**Data**
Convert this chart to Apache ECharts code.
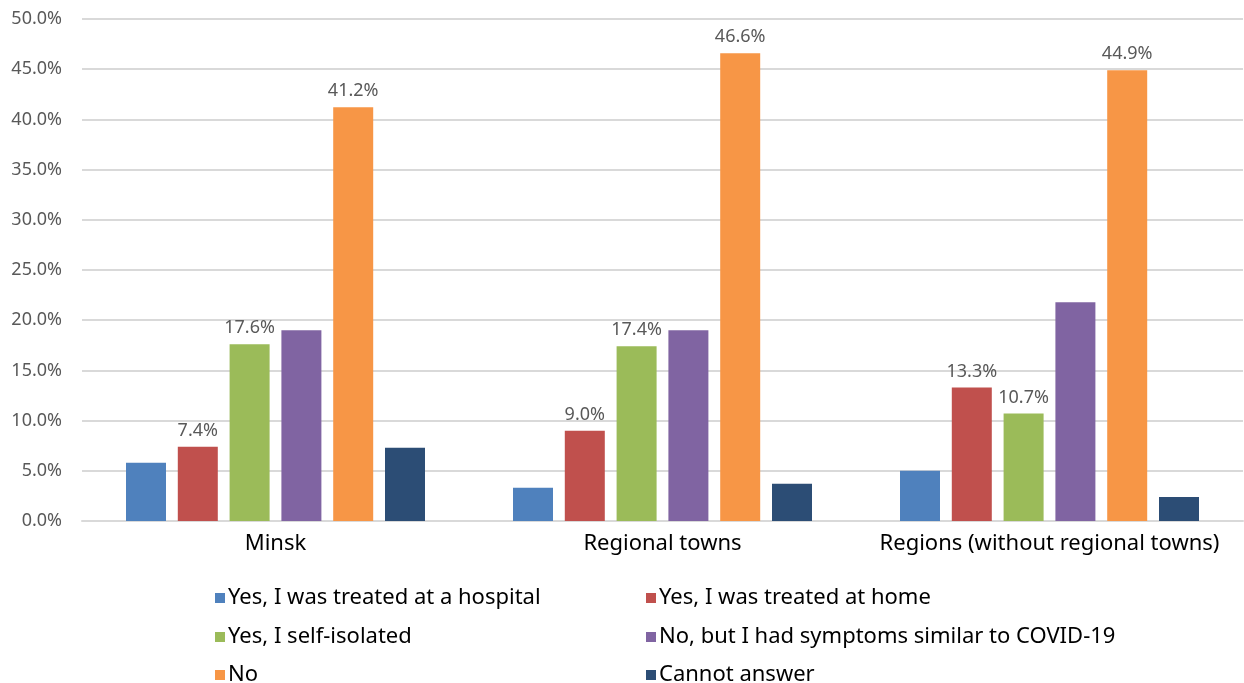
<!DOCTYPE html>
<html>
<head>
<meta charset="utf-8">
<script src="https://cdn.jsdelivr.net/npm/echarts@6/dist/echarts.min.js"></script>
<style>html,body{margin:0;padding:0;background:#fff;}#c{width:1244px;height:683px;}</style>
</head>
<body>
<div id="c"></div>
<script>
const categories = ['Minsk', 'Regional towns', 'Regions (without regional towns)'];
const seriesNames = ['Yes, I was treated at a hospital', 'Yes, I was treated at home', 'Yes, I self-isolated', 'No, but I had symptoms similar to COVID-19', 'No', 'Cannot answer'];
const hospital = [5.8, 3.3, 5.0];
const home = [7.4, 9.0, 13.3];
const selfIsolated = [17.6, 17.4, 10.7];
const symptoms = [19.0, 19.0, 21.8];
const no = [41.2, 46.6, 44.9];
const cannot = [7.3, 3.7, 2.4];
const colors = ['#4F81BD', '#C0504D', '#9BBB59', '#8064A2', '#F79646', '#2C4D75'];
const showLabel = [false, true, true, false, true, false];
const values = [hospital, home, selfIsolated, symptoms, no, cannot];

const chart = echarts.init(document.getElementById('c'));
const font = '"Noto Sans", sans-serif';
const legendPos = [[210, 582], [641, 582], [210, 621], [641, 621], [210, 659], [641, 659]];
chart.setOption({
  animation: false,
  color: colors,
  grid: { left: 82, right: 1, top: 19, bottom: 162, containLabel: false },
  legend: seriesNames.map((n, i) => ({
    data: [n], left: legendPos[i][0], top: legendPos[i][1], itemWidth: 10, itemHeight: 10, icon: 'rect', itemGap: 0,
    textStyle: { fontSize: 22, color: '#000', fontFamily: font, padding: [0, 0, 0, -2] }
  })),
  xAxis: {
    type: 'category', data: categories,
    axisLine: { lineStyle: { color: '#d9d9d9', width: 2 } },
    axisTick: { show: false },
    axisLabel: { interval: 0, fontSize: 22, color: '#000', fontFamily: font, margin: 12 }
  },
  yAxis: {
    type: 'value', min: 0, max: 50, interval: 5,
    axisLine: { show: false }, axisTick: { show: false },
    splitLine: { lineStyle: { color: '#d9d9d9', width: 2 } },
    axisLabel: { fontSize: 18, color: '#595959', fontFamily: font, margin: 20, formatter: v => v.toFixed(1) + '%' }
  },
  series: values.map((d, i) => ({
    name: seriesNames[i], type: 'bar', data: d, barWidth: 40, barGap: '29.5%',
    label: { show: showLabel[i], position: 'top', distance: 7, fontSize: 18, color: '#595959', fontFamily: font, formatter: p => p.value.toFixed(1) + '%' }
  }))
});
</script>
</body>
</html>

**Task requirements**
Give again, exactly, the lines from the start of the data through the one holding "symptoms, no, cannot];"; omit the pictures.

**Response to this task**
Convert this chart to Apache ECharts code.
<!DOCTYPE html>
<html>
<head>
<meta charset="utf-8">
<script src="https://cdn.jsdelivr.net/npm/echarts@6/dist/echarts.min.js"></script>
<style>html,body{margin:0;padding:0;background:#fff;}#c{width:1244px;height:683px;}</style>
</head>
<body>
<div id="c"></div>
<script>
const categories = ['Minsk', 'Regional towns', 'Regions (without regional towns)'];
const seriesNames = ['Yes, I was treated at a hospital', 'Yes, I was treated at home', 'Yes, I self-isolated', 'No, but I had symptoms similar to COVID-19', 'No', 'Cannot answer'];
const hospital = [5.8, 3.3, 5.0];
const home = [7.4, 9.0, 13.3];
const selfIsolated = [17.6, 17.4, 10.7];
const symptoms = [19.0, 19.0, 21.8];
const no = [41.2, 46.6, 44.9];
const cannot = [7.3, 3.7, 2.4];
const colors = ['#4F81BD', '#C0504D', '#9BBB59', '#8064A2', '#F79646', '#2C4D75'];
const showLabel = [false, true, true, false, true, false];
const values = [hospital, home, selfIsolated, symptoms, no, cannot];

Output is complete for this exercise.